- _EXERCISE_
The line holding "import plotly.graph_objects as go" is the last one to output; start at the first line of the data, keep every line in between exactly, and leave out pictures.

- _RECORDED DATA_
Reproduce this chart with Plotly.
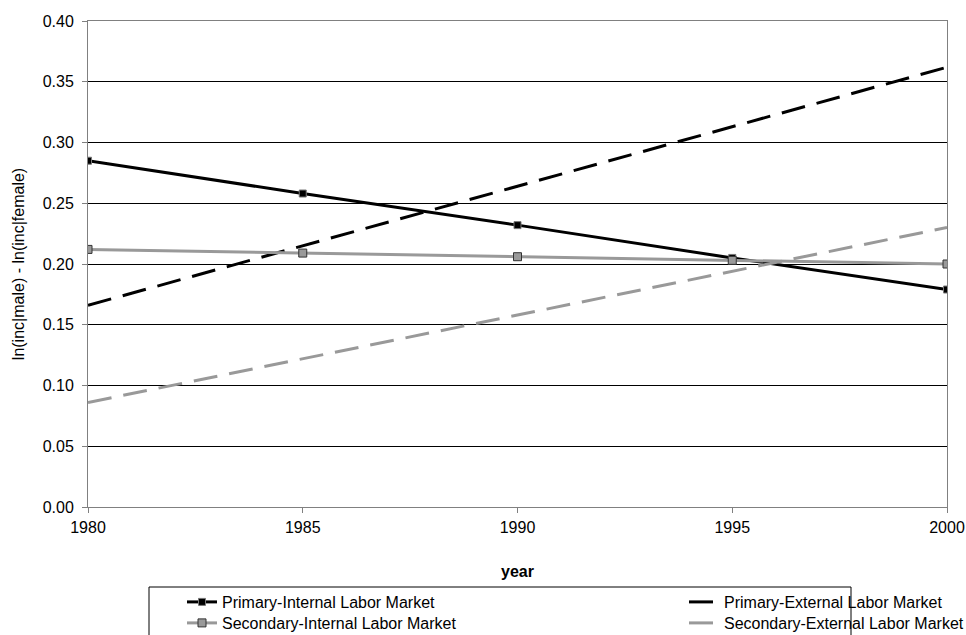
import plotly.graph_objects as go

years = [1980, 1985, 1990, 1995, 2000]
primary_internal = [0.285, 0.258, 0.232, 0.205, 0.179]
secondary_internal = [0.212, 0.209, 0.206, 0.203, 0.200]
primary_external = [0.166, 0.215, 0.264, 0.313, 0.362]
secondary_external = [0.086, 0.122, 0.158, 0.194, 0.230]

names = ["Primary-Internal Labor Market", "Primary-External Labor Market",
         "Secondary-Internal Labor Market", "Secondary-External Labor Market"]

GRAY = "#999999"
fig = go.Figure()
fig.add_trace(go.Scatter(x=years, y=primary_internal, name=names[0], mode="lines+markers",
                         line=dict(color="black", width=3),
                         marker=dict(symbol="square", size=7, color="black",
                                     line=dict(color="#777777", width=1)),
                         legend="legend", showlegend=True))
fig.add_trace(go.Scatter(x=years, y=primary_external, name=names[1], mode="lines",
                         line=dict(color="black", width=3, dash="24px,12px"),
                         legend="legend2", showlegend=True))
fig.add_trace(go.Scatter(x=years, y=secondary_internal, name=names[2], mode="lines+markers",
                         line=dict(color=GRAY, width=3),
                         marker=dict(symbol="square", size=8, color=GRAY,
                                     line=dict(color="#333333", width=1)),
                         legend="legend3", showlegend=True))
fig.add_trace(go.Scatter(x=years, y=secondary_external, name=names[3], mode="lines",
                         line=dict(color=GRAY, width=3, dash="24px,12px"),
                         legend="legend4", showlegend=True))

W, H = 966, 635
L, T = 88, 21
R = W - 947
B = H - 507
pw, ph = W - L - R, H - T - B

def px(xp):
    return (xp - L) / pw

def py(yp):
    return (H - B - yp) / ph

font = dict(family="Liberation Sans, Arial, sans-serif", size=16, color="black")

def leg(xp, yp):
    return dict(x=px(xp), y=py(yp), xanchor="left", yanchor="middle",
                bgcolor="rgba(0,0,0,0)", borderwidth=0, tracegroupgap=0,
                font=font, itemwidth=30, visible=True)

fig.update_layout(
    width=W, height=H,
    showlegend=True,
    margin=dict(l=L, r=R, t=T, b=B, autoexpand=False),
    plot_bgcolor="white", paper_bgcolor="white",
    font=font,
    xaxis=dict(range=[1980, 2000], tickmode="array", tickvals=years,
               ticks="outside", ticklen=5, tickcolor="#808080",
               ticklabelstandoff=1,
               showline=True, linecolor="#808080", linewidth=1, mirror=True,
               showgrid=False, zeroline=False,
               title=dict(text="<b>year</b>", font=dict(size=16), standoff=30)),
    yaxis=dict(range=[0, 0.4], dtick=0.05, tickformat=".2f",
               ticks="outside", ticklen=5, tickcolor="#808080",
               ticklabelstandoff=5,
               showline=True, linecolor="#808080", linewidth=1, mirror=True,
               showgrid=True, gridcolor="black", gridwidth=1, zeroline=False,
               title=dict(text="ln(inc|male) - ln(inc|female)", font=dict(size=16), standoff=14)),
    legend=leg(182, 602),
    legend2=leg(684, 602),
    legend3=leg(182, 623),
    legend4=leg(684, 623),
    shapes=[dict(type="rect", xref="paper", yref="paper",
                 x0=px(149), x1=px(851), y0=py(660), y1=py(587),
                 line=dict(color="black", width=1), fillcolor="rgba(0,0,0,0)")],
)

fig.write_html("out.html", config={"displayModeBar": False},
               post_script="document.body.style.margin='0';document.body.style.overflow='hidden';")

- _EXERCISE OUTPUT_
Reproduce this chart with Plotly.
import plotly.graph_objects as go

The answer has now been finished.